Locate each line holding the string "React" and copy it.

> [Exercise input]:
┄┄┄┄┄┄

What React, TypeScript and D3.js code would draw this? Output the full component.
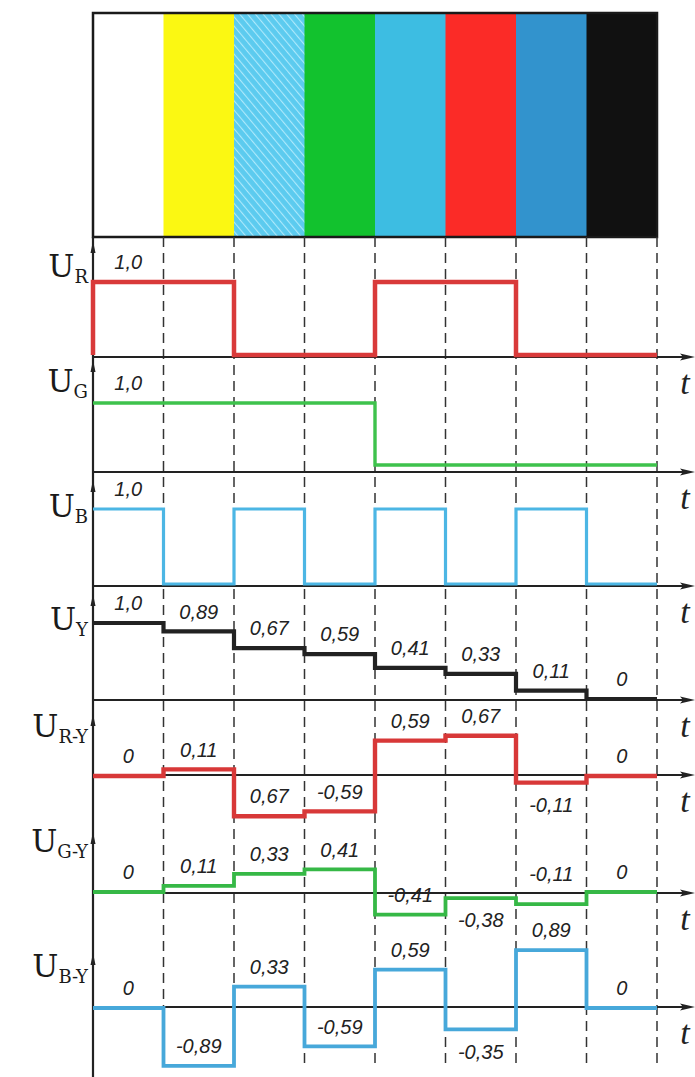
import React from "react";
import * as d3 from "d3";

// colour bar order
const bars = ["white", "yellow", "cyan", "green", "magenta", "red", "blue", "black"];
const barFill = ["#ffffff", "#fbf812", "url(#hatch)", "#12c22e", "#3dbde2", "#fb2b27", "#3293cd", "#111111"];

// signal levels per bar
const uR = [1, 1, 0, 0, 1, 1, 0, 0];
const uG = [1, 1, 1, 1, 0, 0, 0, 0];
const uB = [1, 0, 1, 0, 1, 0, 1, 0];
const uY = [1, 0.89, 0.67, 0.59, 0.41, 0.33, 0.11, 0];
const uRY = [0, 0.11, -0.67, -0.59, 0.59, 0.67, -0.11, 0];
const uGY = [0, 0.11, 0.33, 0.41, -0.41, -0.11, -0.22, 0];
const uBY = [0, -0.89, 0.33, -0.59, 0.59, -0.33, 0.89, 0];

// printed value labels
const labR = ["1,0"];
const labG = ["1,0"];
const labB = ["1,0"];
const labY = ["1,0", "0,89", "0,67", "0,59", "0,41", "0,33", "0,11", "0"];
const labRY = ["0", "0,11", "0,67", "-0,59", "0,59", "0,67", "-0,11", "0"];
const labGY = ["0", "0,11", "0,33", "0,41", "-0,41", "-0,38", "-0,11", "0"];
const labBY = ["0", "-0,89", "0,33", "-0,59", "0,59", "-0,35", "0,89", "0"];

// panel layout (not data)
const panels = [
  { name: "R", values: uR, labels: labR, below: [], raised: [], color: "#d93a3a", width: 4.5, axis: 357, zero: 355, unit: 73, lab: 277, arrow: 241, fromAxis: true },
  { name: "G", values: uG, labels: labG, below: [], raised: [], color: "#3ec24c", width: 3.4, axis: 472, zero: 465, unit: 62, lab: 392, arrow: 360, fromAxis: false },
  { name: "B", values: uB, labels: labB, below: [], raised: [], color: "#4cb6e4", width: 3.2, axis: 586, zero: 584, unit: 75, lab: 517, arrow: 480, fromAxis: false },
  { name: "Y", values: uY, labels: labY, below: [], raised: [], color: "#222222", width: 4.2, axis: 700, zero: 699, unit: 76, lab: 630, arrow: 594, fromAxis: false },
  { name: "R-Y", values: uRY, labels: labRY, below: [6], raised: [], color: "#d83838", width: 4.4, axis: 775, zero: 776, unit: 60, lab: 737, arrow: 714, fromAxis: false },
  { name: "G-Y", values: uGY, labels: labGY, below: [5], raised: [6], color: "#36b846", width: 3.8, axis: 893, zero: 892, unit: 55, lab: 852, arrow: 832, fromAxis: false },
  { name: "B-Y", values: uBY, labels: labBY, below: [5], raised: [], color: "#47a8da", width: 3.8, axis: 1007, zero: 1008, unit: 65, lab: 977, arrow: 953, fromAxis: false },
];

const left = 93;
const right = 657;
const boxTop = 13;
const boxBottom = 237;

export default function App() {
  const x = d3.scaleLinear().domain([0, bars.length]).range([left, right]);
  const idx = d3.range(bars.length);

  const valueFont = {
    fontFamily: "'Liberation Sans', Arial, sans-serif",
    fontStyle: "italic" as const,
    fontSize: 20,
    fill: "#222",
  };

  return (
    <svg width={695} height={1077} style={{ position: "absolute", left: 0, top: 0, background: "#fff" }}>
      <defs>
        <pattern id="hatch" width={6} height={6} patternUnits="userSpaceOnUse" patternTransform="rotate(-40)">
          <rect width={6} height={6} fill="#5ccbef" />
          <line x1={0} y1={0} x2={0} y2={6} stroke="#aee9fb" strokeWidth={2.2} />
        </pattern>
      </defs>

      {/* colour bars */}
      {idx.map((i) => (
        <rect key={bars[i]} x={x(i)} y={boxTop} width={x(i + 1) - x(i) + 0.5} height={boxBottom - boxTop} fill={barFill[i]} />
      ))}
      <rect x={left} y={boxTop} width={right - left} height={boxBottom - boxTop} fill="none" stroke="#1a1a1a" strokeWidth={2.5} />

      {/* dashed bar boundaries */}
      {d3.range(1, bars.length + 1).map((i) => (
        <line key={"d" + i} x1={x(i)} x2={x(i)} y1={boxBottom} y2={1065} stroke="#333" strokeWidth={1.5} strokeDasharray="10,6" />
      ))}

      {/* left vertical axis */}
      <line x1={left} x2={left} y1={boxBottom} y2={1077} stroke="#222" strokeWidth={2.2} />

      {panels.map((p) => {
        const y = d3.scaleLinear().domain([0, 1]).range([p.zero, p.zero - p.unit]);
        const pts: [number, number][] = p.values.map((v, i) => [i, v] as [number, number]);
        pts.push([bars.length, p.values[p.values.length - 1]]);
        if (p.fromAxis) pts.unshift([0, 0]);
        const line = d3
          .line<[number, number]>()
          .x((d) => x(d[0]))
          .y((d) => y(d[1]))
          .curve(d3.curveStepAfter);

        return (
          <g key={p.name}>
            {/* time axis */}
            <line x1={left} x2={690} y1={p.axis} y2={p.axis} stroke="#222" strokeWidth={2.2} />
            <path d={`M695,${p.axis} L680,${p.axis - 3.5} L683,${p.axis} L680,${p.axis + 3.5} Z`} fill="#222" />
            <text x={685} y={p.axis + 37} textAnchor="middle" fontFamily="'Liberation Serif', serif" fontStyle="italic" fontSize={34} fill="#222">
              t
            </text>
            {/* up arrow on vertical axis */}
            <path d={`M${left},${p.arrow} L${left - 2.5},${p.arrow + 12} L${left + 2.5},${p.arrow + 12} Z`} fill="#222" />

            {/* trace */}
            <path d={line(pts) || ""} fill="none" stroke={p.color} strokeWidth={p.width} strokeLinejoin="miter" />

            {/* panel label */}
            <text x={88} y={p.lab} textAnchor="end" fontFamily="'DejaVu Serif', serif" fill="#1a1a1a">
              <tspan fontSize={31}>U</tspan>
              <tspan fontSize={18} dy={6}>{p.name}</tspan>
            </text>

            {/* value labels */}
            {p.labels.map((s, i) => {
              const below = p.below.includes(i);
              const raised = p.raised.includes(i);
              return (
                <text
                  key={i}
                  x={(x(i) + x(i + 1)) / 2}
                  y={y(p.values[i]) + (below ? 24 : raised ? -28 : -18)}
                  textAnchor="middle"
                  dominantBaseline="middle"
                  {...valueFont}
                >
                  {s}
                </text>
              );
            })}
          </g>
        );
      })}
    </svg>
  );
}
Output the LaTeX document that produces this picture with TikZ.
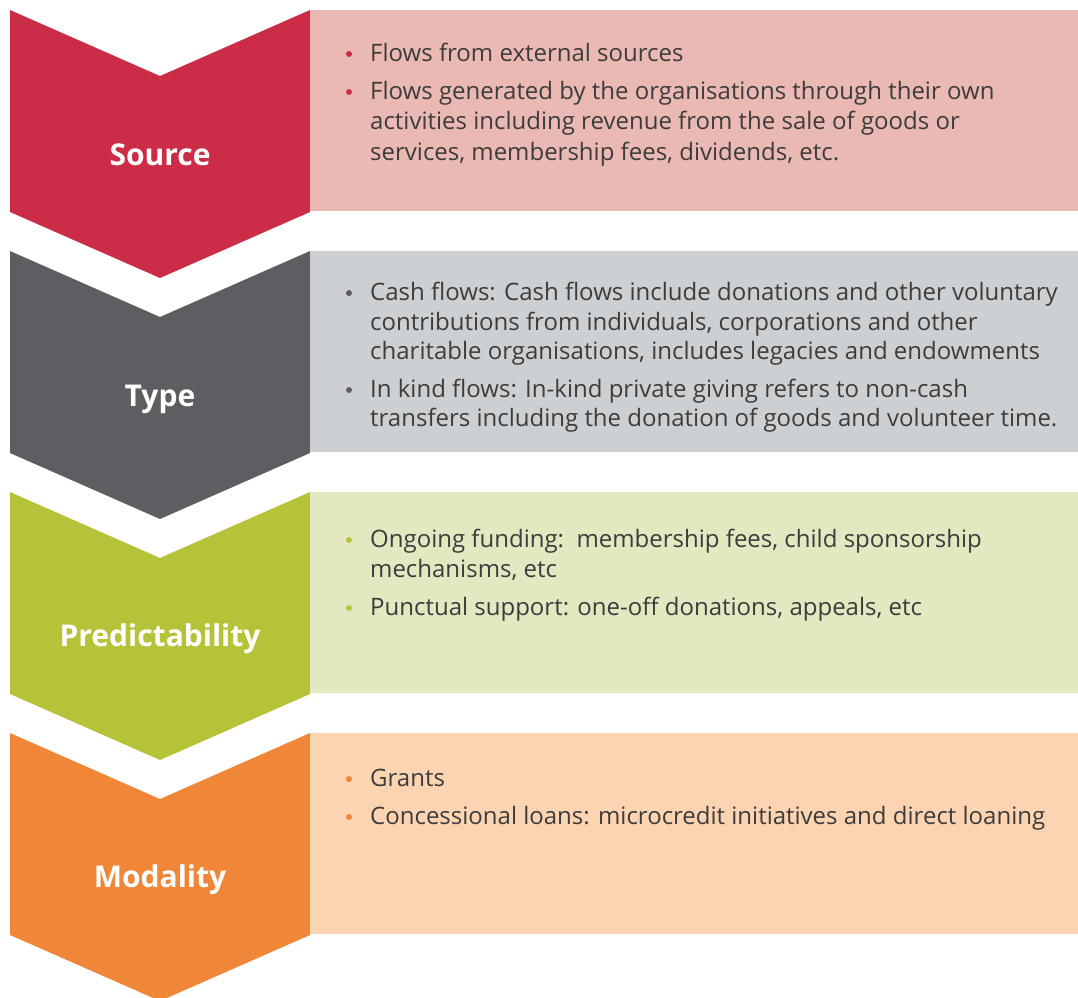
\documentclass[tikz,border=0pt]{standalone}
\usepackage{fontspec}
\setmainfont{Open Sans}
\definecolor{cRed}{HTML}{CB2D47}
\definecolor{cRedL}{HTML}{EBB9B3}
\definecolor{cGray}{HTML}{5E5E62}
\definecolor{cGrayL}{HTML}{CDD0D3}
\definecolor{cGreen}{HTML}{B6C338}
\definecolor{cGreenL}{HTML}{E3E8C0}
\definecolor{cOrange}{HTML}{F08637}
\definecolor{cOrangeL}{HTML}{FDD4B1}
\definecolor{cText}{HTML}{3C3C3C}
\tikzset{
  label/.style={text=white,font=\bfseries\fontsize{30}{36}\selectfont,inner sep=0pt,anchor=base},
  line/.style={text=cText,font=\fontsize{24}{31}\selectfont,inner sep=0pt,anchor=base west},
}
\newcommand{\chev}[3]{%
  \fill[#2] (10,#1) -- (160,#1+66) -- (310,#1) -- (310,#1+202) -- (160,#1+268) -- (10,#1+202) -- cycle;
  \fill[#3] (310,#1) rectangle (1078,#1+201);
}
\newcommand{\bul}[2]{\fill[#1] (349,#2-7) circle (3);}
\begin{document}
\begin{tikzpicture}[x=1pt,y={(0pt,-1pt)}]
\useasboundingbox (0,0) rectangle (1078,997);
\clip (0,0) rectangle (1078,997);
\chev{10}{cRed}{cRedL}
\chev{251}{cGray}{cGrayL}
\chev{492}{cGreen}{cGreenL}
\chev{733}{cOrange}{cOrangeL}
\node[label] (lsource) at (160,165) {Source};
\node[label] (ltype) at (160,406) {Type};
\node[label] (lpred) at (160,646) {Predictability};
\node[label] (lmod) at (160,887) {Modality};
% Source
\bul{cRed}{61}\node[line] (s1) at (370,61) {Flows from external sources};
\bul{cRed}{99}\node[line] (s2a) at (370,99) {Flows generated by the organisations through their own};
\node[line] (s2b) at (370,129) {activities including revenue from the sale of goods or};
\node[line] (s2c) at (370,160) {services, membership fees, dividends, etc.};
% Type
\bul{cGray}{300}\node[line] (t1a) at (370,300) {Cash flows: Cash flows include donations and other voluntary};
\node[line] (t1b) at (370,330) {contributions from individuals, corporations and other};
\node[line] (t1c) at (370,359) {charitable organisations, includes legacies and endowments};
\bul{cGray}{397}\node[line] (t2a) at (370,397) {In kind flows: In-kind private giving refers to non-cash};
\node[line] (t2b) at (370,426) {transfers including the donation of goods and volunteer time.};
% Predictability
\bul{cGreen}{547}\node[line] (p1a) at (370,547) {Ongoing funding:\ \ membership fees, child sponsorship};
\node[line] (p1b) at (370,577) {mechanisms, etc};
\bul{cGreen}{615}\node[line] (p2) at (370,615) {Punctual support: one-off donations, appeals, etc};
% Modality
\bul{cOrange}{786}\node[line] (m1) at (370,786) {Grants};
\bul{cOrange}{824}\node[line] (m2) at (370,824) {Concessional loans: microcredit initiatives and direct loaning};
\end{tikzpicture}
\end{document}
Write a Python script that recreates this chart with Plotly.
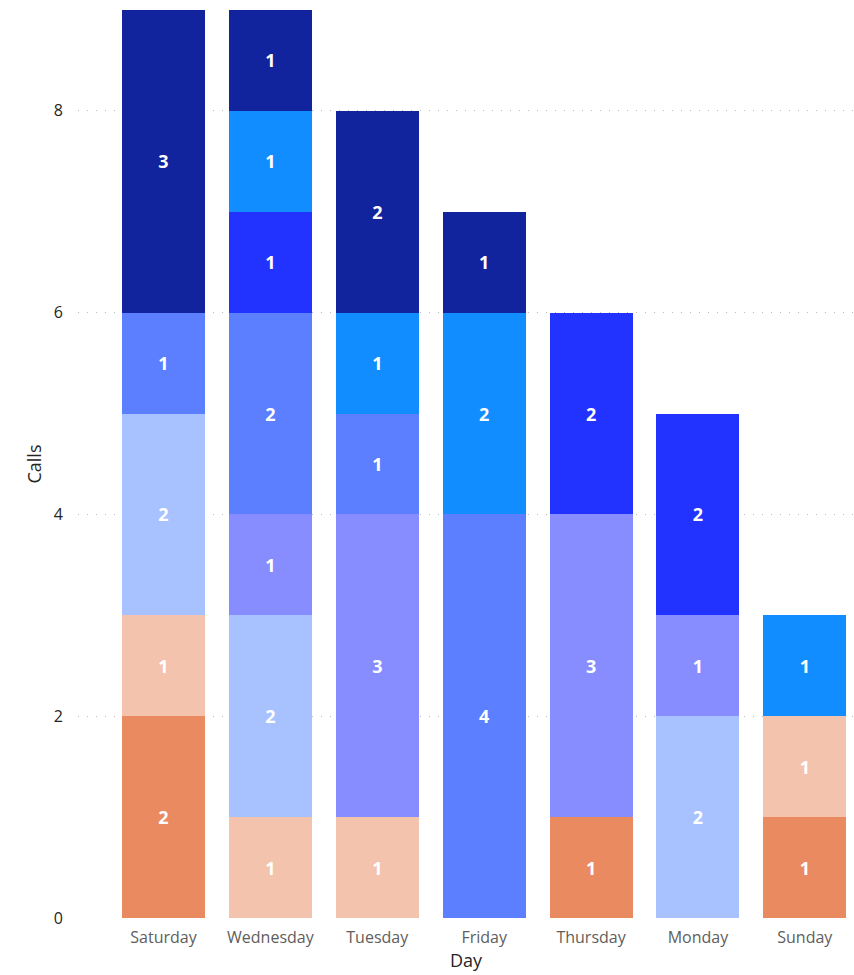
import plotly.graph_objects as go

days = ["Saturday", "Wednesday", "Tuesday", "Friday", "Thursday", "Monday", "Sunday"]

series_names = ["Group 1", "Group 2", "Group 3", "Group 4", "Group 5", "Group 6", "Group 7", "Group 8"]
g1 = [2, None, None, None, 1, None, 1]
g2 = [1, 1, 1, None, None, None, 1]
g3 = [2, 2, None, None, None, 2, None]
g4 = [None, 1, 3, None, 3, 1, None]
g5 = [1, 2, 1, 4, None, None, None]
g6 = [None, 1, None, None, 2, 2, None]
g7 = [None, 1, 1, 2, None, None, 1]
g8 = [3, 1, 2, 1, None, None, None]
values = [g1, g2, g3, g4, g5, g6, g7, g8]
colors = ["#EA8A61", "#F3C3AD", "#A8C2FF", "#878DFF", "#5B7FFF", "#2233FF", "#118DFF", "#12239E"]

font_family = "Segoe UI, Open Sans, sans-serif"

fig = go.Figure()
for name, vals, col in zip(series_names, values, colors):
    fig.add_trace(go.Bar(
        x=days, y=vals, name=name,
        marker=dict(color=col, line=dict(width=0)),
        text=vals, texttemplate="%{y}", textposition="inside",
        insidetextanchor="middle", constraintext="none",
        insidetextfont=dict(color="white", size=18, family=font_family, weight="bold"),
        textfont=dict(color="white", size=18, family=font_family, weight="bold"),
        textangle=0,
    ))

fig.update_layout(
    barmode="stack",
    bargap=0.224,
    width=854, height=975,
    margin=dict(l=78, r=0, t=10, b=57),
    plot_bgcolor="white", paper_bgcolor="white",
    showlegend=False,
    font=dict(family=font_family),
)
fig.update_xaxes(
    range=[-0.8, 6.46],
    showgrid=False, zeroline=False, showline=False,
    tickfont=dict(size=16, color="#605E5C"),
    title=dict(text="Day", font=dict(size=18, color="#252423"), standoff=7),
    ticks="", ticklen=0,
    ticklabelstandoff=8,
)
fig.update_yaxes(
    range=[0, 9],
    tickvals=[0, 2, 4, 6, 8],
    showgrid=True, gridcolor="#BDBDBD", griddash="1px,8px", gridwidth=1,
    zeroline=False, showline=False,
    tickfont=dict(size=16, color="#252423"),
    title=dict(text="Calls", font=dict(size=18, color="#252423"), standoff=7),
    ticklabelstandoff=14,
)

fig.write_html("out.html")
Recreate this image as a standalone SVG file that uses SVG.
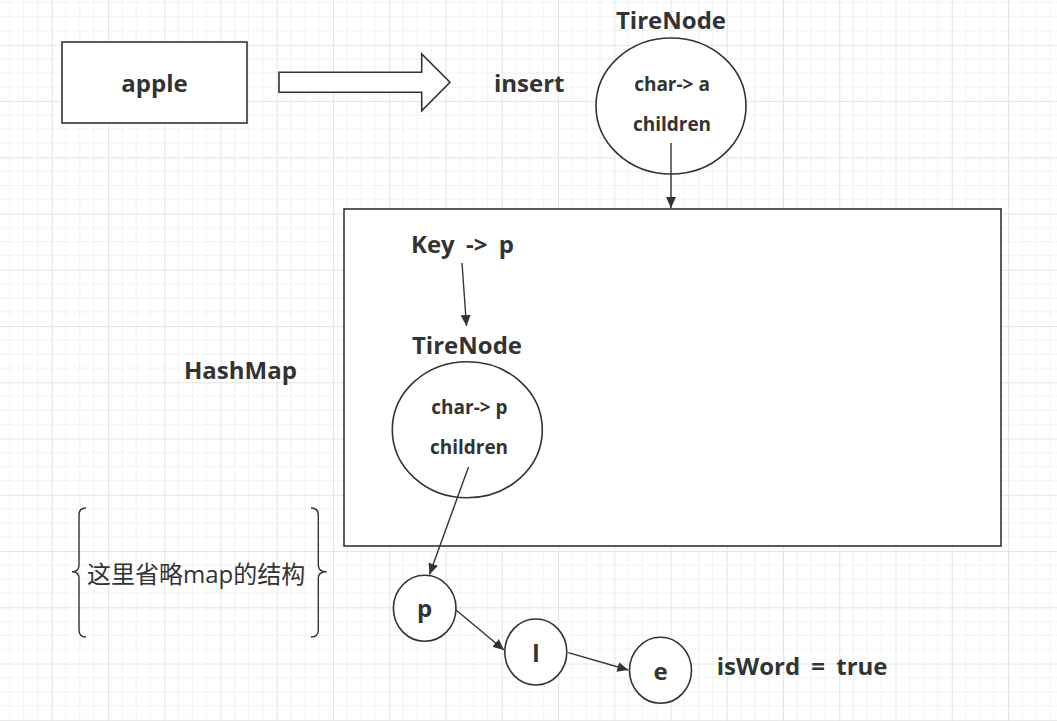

┄┄┄┄┄┄

> [Full solution]:
What React, TypeScript and D3.js code would draw this? Output the full component.
import React from "react";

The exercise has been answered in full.